When Stoddard mentioned sending the Higgins and Lafferty analysis to the USCIS press shop, Cissna warned, “Don’t think we’d want to say the highlighted portion publicly” (it is unclear which portion he is referring to). These early conversations demonstrate that officials not only were aware of how controversial separating families would be; they also recognized that the separation of families was exactly what the new policy aimed to do.
As DHS began to split more families apart and as the situation became more dire, emails showed concern among top DHS officials not for the welfare of the children in their custody but for the public appearance of their actions. Documents from show that high-ranking officials were looped in to carefully plan for congressional tours of detention facilities.

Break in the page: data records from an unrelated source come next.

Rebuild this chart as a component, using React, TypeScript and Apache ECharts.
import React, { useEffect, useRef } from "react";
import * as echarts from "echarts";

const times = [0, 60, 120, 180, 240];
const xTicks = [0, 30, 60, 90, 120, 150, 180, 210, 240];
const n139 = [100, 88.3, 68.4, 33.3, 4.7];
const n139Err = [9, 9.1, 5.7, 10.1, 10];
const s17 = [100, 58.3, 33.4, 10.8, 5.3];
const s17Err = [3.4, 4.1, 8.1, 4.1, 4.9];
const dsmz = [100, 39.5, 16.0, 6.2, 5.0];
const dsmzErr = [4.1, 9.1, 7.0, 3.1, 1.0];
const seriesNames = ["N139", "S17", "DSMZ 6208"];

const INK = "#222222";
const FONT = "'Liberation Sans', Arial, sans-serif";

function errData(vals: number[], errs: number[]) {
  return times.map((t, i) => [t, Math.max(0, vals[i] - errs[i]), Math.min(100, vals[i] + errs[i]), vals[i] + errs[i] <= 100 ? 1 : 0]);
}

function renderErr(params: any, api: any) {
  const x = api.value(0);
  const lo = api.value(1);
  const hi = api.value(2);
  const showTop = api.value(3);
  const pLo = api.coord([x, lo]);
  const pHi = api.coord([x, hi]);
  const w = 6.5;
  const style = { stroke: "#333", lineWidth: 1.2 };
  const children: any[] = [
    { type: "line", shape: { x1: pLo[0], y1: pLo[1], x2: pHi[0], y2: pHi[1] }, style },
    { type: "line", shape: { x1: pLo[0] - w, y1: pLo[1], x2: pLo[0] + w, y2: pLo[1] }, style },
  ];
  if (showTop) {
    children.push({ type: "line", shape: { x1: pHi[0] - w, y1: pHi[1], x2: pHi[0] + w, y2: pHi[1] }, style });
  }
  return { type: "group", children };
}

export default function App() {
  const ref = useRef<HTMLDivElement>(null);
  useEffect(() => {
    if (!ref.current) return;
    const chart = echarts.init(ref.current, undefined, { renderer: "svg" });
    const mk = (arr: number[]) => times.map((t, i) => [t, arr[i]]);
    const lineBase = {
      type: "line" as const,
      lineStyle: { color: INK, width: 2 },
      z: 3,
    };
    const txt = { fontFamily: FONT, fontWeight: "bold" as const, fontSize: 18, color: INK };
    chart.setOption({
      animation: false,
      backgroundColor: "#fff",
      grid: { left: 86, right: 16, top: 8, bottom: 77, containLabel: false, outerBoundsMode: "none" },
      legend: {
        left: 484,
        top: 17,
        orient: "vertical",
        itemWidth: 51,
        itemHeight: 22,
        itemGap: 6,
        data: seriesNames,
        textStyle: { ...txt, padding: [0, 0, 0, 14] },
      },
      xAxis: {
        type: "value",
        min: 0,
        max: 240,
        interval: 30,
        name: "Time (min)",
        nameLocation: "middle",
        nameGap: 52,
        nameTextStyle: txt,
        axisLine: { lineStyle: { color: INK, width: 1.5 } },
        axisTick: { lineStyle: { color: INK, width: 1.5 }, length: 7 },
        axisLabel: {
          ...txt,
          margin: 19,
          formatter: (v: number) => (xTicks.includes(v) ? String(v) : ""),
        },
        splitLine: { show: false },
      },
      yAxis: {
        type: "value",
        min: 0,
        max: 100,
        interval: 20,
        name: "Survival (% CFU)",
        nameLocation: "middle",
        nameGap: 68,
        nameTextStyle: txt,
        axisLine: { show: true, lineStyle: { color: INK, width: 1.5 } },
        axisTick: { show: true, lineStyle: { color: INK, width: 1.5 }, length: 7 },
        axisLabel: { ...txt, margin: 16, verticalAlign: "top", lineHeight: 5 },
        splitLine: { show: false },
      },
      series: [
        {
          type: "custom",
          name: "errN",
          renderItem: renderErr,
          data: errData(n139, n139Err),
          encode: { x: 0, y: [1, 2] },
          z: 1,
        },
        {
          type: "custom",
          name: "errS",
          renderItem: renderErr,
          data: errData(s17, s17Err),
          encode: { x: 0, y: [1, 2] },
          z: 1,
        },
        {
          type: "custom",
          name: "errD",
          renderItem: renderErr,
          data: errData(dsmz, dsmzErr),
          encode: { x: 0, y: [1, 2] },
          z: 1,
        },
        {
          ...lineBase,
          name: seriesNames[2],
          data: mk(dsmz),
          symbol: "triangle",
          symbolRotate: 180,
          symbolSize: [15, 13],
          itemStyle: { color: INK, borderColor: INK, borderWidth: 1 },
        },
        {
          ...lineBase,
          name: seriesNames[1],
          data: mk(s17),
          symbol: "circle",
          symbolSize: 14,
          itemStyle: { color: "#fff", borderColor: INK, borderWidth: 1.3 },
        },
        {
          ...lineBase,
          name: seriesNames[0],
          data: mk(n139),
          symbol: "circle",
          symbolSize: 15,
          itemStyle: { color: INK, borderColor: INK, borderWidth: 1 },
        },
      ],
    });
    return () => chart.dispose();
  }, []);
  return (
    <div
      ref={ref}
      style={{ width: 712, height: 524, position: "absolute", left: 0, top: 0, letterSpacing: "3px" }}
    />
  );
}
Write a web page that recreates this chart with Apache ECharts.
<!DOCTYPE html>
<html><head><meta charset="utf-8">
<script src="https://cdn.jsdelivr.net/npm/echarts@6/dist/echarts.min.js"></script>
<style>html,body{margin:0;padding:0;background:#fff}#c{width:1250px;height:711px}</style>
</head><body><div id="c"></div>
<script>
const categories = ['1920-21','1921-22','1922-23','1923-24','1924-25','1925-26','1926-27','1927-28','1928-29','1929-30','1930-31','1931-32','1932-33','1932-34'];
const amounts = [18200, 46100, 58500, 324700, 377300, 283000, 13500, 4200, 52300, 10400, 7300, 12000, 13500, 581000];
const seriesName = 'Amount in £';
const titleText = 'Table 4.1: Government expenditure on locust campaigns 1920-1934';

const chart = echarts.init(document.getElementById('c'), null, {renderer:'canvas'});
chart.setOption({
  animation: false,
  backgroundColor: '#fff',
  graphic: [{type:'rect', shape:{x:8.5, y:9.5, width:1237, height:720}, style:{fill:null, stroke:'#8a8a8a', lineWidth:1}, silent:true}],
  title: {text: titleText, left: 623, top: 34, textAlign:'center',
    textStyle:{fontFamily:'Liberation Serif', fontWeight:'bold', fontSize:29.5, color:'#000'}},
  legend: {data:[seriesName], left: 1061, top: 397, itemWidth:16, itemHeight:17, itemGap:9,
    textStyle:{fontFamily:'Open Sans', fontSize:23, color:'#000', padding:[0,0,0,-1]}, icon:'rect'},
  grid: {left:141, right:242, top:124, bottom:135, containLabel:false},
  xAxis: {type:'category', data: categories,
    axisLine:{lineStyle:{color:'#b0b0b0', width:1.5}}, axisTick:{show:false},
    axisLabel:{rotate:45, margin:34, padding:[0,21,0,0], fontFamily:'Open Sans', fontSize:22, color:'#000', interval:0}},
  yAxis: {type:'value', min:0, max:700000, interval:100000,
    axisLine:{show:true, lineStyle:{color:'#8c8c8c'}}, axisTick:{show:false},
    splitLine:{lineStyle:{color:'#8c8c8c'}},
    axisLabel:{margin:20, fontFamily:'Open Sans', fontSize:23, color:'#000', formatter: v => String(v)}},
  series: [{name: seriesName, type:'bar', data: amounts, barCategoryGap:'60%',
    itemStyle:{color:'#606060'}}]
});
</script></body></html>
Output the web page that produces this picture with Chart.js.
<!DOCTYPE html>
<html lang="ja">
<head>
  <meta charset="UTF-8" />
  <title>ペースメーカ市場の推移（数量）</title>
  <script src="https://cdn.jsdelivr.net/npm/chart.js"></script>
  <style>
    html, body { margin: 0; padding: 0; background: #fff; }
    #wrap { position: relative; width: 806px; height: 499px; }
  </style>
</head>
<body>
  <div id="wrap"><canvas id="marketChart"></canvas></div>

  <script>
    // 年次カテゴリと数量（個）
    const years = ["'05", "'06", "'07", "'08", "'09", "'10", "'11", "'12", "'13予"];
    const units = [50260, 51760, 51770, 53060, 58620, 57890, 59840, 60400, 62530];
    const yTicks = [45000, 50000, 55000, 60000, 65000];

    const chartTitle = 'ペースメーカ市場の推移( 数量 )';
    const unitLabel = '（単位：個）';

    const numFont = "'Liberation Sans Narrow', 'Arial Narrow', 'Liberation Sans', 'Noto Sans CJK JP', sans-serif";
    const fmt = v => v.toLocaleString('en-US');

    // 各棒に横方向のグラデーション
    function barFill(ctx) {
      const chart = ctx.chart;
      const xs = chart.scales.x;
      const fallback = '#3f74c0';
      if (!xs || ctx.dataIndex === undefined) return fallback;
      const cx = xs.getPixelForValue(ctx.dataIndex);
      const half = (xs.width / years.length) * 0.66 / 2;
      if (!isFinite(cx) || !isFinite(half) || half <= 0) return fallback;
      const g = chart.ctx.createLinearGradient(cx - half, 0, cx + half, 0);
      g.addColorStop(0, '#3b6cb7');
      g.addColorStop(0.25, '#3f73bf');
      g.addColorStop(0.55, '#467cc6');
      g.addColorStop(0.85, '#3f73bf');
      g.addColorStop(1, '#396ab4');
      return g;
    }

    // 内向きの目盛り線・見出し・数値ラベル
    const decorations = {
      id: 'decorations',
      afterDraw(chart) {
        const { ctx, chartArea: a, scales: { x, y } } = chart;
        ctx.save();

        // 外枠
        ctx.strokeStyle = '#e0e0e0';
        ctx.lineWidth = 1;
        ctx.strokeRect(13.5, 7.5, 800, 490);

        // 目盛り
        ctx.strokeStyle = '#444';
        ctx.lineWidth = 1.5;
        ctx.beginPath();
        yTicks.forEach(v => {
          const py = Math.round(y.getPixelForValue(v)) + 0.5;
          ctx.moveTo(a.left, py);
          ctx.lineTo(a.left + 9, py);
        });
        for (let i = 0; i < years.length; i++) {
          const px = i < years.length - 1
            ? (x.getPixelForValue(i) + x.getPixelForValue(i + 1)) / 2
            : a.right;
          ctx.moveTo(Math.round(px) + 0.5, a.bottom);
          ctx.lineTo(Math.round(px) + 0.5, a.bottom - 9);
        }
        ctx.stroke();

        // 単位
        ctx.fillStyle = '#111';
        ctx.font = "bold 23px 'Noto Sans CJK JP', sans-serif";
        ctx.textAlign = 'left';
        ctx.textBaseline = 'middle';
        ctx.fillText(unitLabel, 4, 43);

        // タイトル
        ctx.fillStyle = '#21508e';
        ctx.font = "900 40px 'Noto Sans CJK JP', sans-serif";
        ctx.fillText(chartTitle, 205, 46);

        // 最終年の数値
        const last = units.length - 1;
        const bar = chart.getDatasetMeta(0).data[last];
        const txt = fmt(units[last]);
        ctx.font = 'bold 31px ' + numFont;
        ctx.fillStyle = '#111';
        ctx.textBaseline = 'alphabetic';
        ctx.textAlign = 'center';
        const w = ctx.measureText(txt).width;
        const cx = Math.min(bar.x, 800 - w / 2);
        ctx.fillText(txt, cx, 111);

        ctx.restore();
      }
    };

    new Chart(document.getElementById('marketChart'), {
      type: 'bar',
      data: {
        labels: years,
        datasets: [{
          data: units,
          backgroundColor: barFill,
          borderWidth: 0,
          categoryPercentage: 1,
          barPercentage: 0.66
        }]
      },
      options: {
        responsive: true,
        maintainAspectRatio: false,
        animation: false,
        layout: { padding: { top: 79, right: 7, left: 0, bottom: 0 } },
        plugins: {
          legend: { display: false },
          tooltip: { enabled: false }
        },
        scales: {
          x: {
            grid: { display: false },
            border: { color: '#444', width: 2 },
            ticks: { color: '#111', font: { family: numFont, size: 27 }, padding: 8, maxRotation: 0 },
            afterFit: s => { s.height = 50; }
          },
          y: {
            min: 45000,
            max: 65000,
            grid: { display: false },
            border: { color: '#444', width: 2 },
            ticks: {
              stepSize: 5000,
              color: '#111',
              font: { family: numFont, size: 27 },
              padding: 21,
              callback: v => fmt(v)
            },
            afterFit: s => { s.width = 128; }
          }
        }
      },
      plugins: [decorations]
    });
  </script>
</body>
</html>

In one email from June 2018, former Assistant Secretary for Public Affairs Jonathan Hoffman discussed a Senate facility visit with Wolf and Assistant Secretary Christine Ciccone, saying, “Reuniting from the centers – if that happens frequently – would be another good area for the tour to focus on.”
Later in this document, in a thread with the subject line, “Stories,” DHS Deputy Chief of Staff Miles Taylor asked, “Do we have any more examples that we can provide to [Secretary Nielsen] of the types of instances where this separation has to happen?” Katie Waldman (now Miller), then DHS press secretary, replied with an anecdotal list of descriptions of people allegedly posing as families or using forged paperwork to gain entry.
Our findings are not surprising, as they reflect the chaos and obfuscation we’ve come to expect from the Trump administration. This turmoil had lasting repercussions — including on the children in DHS custody. While such large-scale family separation may have officially ended, the administration’s cruelty toward immigrants has taken new forms like the Migrant Protection Protocols that forces asylum-seekers to wait in Mexico. We will continue to seek documents to create a historical record of the injustice faced by many migrant families.